Gross Domestic Product (GDP) has long been a popular indicator of a country’s progress and prosperity. Policymakers, economists, and financial analysts heavily rely on GDP data to compare countries and make decisions. The big question is, can the number of GDP always accurately tell whether a country is prosperous or not? In this blog post, we’ll delve into the strengths and limitations of this metric in determining a nation’s well-being.
What is GDP?
Gross Domestic Product (GDP) is the total value of all goods and services produced within a country’s boundaries over a specific period, usually a year. Generally, a higher GDP indicates a more prosperous economy. However, it is crucial to understand that GDP is only an economic indicator and has certain limitations when assessing a country’s overall well-being.
GDP as an Indicator for Prosperity
There are several reasons why GDP is widely adopted as an indicator of prosperity:
- Ease of measurement: GDP is relatively easy to calculate, making it a practical tool for cross-country comparisons and analyzing economic growth over time.
- Correlation with standard of living: Generally, a higher GDP corresponds to a higher standard of living in a country, as more goods and services are available, more jobs are created, and wages often increase.
- Reflects productivity and efficiency: GDP growth can result from increased productivity, improved allocation of resources, and technological advancements, all of which contribute to a better quality of life.
Limitations of GDP as an Indicator for Prosperity
Despite its widespread use, GDP has several limitations when it comes to measuring a country’s prosperity:
- Income inequality: A nation’s GDP might be high, but it doesn’t reveal the distribution of wealth amongst its citizens. A high GDP can mask high levels of income inequality, which implies that many people may not benefit from the nation’s wealth.

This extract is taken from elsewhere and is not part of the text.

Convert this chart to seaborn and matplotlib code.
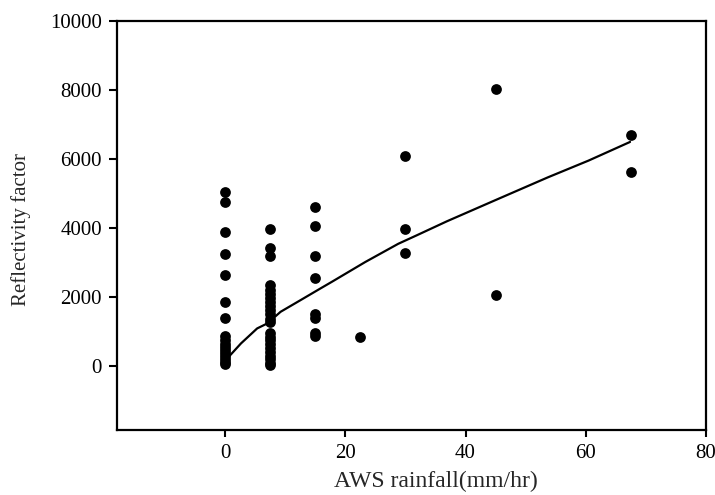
import pandas as pd
import seaborn as sns
import matplotlib.pyplot as plt

# rainfall classes (mm/hr) and reflectivity values
rain_0 = [0] * 17
refl_0 = [5050, 4750, 3900, 3250, 2650, 1850, 1400,
          870, 760, 650, 560, 470, 380, 290, 200, 120, 60]
rain_7 = [7.5] * 23
refl_7 = [3970, 3420, 3190,
          2340, 2220, 2100, 1980, 1860, 1740, 1620, 1500, 1380, 1280,
          970, 860, 750, 640, 530, 420, 310, 200, 100, 40]
rain_15 = [15] * 8
refl_15 = [4620, 4050, 3200, 2550, 1500, 1400, 950, 880]
rain_22 = [22.5]
refl_22 = [850]
rain_30 = [30] * 3
refl_30 = [6080, 3980, 3280]
rain_45 = [45] * 2
refl_45 = [8030, 2060]
rain_67 = [67.5] * 2
refl_67 = [6700, 5620]

# fitted curve
curve_x = [0.6, 2.6, 5.3, 7.0, 9.2, 12.5, 15.8, 17.7, 23.3, 28.8, 31.8,
           36.9, 45.3, 53.7, 60.5, 67.4]
curve_y = [280, 660, 1095, 1240, 1576, 1911, 2248, 2440, 3017, 3545, 3784,
           4196, 4833, 5467, 5954, 6493]

df = pd.DataFrame({
    'rain': rain_0 + rain_7 + rain_15 + rain_22 + rain_30 + rain_45 + rain_67,
    'refl': refl_0 + refl_7 + refl_15 + refl_22 + refl_30 + refl_45 + refl_67,
})
df_curve = pd.DataFrame({'rain': curve_x, 'refl': curve_y})

sns.set_style('ticks')
plt.rcParams['font.family'] = ['Liberation Serif', 'DejaVu Serif']
plt.rcParams['axes.linewidth'] = 1.6
plt.rcParams['xtick.major.width'] = 1.5
plt.rcParams['ytick.major.width'] = 1.5
plt.rcParams['xtick.major.size'] = 5
plt.rcParams['ytick.major.size'] = 6
plt.rcParams['axes.edgecolor'] = 'black'
plt.rcParams['xtick.color'] = 'black'
plt.rcParams['ytick.color'] = 'black'

fig = plt.figure(figsize=(7.15, 4.95), dpi=100)
ax = fig.add_axes([0.164, 0.131, 0.823, 0.827])

sns.scatterplot(data=df, x='rain', y='refl', ax=ax, color='black',
                s=60, edgecolor='black', linewidth=0, zorder=3)
sns.lineplot(data=df_curve, x='rain', y='refl', ax=ax, color='black',
             linewidth=1.6, zorder=2)

ax.set_xlim(-18, 80)
ax.set_ylim(-1850, 10000)
ax.set_xticks([0, 20, 40, 60, 80])
ax.set_yticks([0, 2000, 4000, 6000, 8000, 10000])
ax.tick_params(labelsize=15, pad=5)
ax.set_xlabel('AWS rainfall(mm/hr)', fontsize=17)
ax.xaxis.set_label_coords(0.542, -0.1)
ax.set_ylabel('Reflectivity factor', fontsize=15)
ax.yaxis.set_label_coords(-0.146, 0.49)

plt.savefig('out.png', dpi=100)
plt.close()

- Environmental costs: GDP calculations do not account for the depletion of natural resources or environmental damage. Economic growth can sometimes lead to pollution or environmental degradation, which may have long-term impacts on people’s health and quality of life.
- Happiness and well-being: GDP measures material output but does not provide insights into people’s happiness, social cohesion, or overall well-being. Factors such as work-life balance, safety, and access to healthcare and education play critical roles in determining a person’s quality of life but are not captured by GDP data.
- Informal and non-market activities: GDP doesn’t include the value of goods and services generated in the informal economy or the value of services provided by volunteers. This means that GDP can undervalue the importance of activities that contribute to people’s well-being outside the official market system.
Conclusion
While GDP can provide insights into a country’s economic performance and has a strong correlation with some aspects of prosperity, it is not a foolproof measure of a nation’s well-being. It is essential for policymakers and analysts to rely on a combination of indicators, including GDP, to make informed decisions and create effective policies that promote equitable and sustainable development for all citizens.